In other words, if the "vibe" of every possible group is identical in both charts, can we transform Chart Q into Chart K using simple, standard rules?

The Previous Belief (The Conjecture)

A previous researcher (Marco Stevens) guessed that there are only two ways to turn one chart into another while keeping the fingerprints the same:

  1. The "Flip" (Transposition): Imagine taking the chart and swapping the rows and columns. It's like looking at the friendship chart in a mirror. If A is friends with B, B is friends with A. This works perfectly if the friendship is mutual.
  2. The "Re-labeling" (Conjugation): Imagine everyone at the party has a secret "popularity score." If you multiply Person A's row by their score and divide Person B's column by their score, the overall group dynamics (the fingerprints) stay the same. It's like changing the units of measurement (e.g., from "dollars" to "cents") but keeping the relative value the same.

The Catch: This guess was proven true only if the friendship chart was perfectly symmetrical (i.e., if A likes B, B likes A). But what if the chart is messy? What if A likes B, but B hates A? The previous paper didn't know if those two rules were enough for messy, non-symmetric charts.

The Twist: The Counterexample

The author of this paper, Harry, says: "Wait a minute. That guess is wrong for messy charts."

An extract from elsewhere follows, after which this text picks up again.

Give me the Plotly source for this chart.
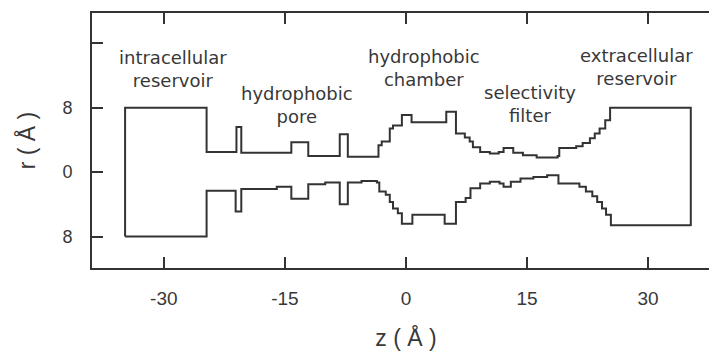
import plotly.graph_objects as go

# Upper wall of the pore profile (z in Å, r in Å), step-wise (value holds until next z)
z_upper = [-34.8, -34.8, -24.7, -24.7, -21.0, -20.4, -14.2, -12.1, -8.2, -7.2,
           -3.4, -3.0, -2.0, -1.6, -0.5, 0.7, 5.0, 6.2, 7.3, 7.9, 8.3, 9.2, 10.4,
           11.5, 12.1, 13.3, 14.5, 16.2, 18.8, 19.0, 21.1, 21.9, 22.8, 23.4, 24.0,
           24.7, 25.3, 35.3, 35.3]
r_upper = [-8.0, 8.0, 8.0, 2.5, 5.6, 2.4, 3.7, 2.0, 4.7, 1.9,
           3.35, 3.8, 5.4, 5.8, 7.1, 6.2, 7.5, 4.8, 4.3, 3.8, 3.1, 2.5, 2.3,
           2.5, 3.0, 2.4, 2.1, 1.8, 2.0, 3.0, 3.2, 3.6, 4.2, 4.8, 5.4,
           6.45, 8.0, 8.0, -6.7]

# Lower wall of the pore profile
z_lower = [-34.8, -24.7, -21.1, -20.4, -16.0, -14.2, -12.1, -10.0, -8.2, -7.2,
           -5.5, -3.6, -3.3, -2.5, -2.0, -1.6, -1.0, -0.5, 0.8, 4.8, 6.2, 7.4,
           8.0, 9.2, 10.4, 11.6, 12.1, 13.0, 14.2, 15.8, 17.5, 18.9, 21.5, 22.3,
           23.1, 23.7, 24.3, 24.8, 25.4, 35.3]
r_lower = [-8.0, -2.3, -4.9, -2.1, -1.8, -3.3, -1.5, -1.3, -4.0, -1.3,
           -1.1, -1.3, -2.4, -2.8, -3.7, -4.5, -5.1, -6.4, -5.3, -6.4, -3.7, -3.2,
           -2.0, -1.4, -1.2, -1.4, -1.8, -1.2, -0.8, -0.6, -0.4, -1.4, -1.8, -2.4,
           -3.0, -3.7, -4.5, -5.3, -6.6, -6.6]

# Region labels
label_text = ["intracellular<br>reservoir", "hydrophobic<br>pore", "hydrophobic<br>chamber",
              "selectivity<br>filter", "extracellular<br>reservoir"]
label_z = [-28.9, -13.5, 2.2, 15.4, 28.6]
label_r = [12.8, 8.3, 12.9, 8.5, 13.0]

# Ticks
x_tickvals = [-30, -15, 0, 15, 30]
x_ticktext = ["-30", "-15", "0", "15", "30"]
y_tickvals = [-8, 0, 8, 16]
y_ticktext = ["8", "0", "8", ""]

LINE = "#333333"
TEXT = "#383838"
FONT = "Liberation Sans, Arial, sans-serif"
LABEL_FONT = "DejaVu Sans, sans-serif"

fig = go.Figure()
fig.add_trace(go.Scatter(x=z_upper, y=r_upper, mode="lines", line_shape="hv",
                         line=dict(color=LINE, width=2), showlegend=False, hoverinfo="skip"))
fig.add_trace(go.Scatter(x=z_lower, y=r_lower, mode="lines", line_shape="hv",
                         line=dict(color=LINE, width=2), showlegend=False, hoverinfo="skip"))

for t, zx, ry in zip(label_text, label_z, label_r):
    fig.add_annotation(x=zx, y=ry, text=t, showarrow=False,
                       font=dict(family=LABEL_FONT, size=18, color=TEXT), align="center")

fig.update_layout(
    width=717, height=352,
    margin=dict(l=84, r=5, t=5, b=92),
    paper_bgcolor="white", plot_bgcolor="white",
    font=dict(family=FONT, color=TEXT),
    xaxis=dict(range=[-38.9, 38.92], tickvals=x_tickvals, ticktext=x_ticktext,
               ticks="inside", ticklen=11, tickwidth=1.5, tickcolor=LINE,
               showline=True, linecolor=LINE, linewidth=2, mirror="ticks",
               showgrid=False, zeroline=False, automargin=False,
               tickfont=dict(family=FONT, size=19, color=TEXT), ticklabelstandoff=12,
               title=dict(text="z ( Å )", font=dict(family=FONT, size=23, color=TEXT), standoff=22)),
    yaxis=dict(range=[-11.9, 19.75], tickvals=y_tickvals, ticktext=y_ticktext,
               ticks="inside", ticklen=11, tickwidth=1.5, tickcolor=LINE,
               showline=True, linecolor=LINE, linewidth=2, mirror=False,
               showgrid=False, zeroline=False, automargin=False,
               tickfont=dict(family=FONT, size=18, color=TEXT), ticklabelstandoff=14,
               title=dict(text="r ( Å )", font=dict(family=FONT, size=23, color=TEXT), standoff=20)),
    yaxis2=dict(range=[-11.9, 19.75], overlaying="y", side="right", tickvals=y_tickvals,
                ticks="inside", ticklen=11, tickwidth=1.5, tickcolor=LINE, automargin=False,
                showticklabels=False, showline=False, showgrid=False, zeroline=False),
)

fig.write_html("out.html")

He builds a counterexample (a "Gotcha!" moment).
Imagine a party with 4 people. Harry creates two charts, K and Q.

  • He arranges them so that for every group of 2, 3, or 4 people, the "group fingerprint" (determinant) is identical.
  • However, you cannot turn Chart Q into Chart K just by flipping it or re-labeling the popularity scores.
  • The Analogy: It's like having two different recipes for a cake that taste exactly the same, but you can't get from one recipe to the other just by swapping ingredients or changing the measuring cups. There's a hidden "partial flip" happening that the old rules didn't account for.

The Solution: Adding a "No-Zero" Rule

Since the old rules failed, Harry asks: "What if we add a simple rule to stop these weird counterexamples?"

He proposes a condition: No Zeroes.
In the messy counterexample, there were blocks of "ones" (neutral values) that allowed the weird "partial flip" to happen. Harry says, "Let's assume that for any two different people, their interaction value is never zero. They must have some connection, positive or negative."

He also adds a condition about 4-person groups: If you pick any 4 people, the way they interact in a specific square pattern must be "strong" (non-zero determinant).

The Result:
With these two simple extra rules (No Zeroes + Strong 4-person groups), the old guess becomes TRUE again!
If two charts have the same fingerprints and follow these rules, then one chart is definitely just a "Flip" or a "Re-labeling" of the other.

How They Proved It: The Detective Work

Harry didn't use heavy, complex machinery (like a sledgehammer). Instead, he used a combinatorial magnifying glass.

  1. The Graph Theory: He treated the people as dots and their interactions as lines connecting them.
  2. The Cycles: He looked at loops in the graph.
    • 3-Cycles: Triangles (A→B→C→A).
    • 4-Cycles: Squares (A→B→C→D→A).
  3. The Algebraic Identities: He discovered that if the "group fingerprints" are the same, the products of numbers around these loops must follow strict mathematical laws.
    • He proved that if you know the rules for triangles (3-cycles) and squares (4-cycles), you can deduce the rules for the whole party.
    • He used a clever trick: If two numbers add up to the same total and multiply to the same total, they must be the same numbers (just maybe swapped).

Why Does This Matter?

This paper is important for Machine Learning and Data Science.

  • DPPs (Determinantal Point Processes): These are algorithms used to pick diverse sets of items. For example, if you ask a search engine for "photos of dogs," it doesn't want to show you 10 photos of the same Golden Retriever. It wants 10 different dogs. DPPs use these "friendship charts" to ensure diversity.
  • The Takeaway: This paper tells data scientists that as long as their data isn't "broken" (has no zero connections), they can trust that their models are unique and stable. If two models look different but produce the same results, they are actually just the same model wearing a different hat.

Summary in One Sentence

Harry proved that if two complex interaction maps produce identical "group vibes" and have no "dead zones" (zeros), then they are mathematically identical, provided you only allow for simple flips or re-labeling of the data.